For attribution, use multi-touch models if your tools support it. If not, tracking first and last touch together gives you a solid enough picture of what’s acquiring and what’s converting.
Conclusion
OK, now we’ve gone over a whole lot. Here’s what you need to do first after reading this guide:
Block out 60 minutes in your calendar to audit where your agency currently stands, and pick one or two areas from this guide to start with based on where your biggest gaps are.
You don’t need to build everything at once. Foundation first, then authority, then visibility, and capture. Each layer compounds on the last.
Also Read: Proven Lead Generation Strategies to Grow Your Agency
FAQs
- How long does it take to build an inbound lead-generating brand?
Realistically, 6-12 months to see consistent traction. The first 90 days focus on the foundation (ICP, positioning, cornerstone content). Months 4-6 see early organic traffic growth. Months 7-12 deliver measurable inbound lead flow.
- Can small agencies compete with established brands for inbound leads?

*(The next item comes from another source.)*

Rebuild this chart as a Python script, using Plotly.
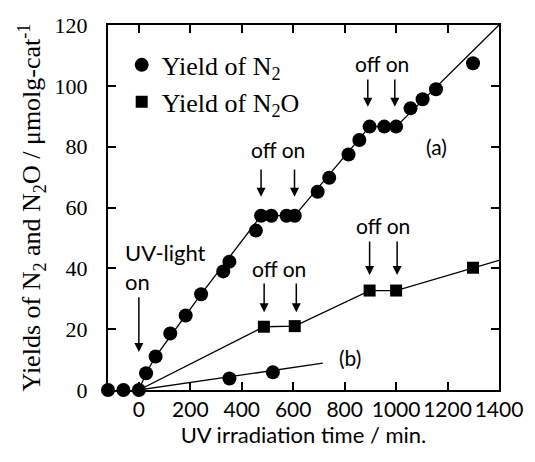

Yes, through differentiation. Large agencies are generalists. You win by being hyper-specialized (vertical, service, outcome). A 5-person ABM agency for healthcare SaaS can out-position a 500-person “full-service” shop because specificity beats scale in inbound marketing.
- What’s the minimum content frequency to build thought leadership?
One comprehensive (1,500+ word) article, or two shorter (800-word) pieces. Consistency matters more than volume. Publishing sporadically trains your audience not to expect content. Weekly publishing builds anticipation and compounds SEO authority.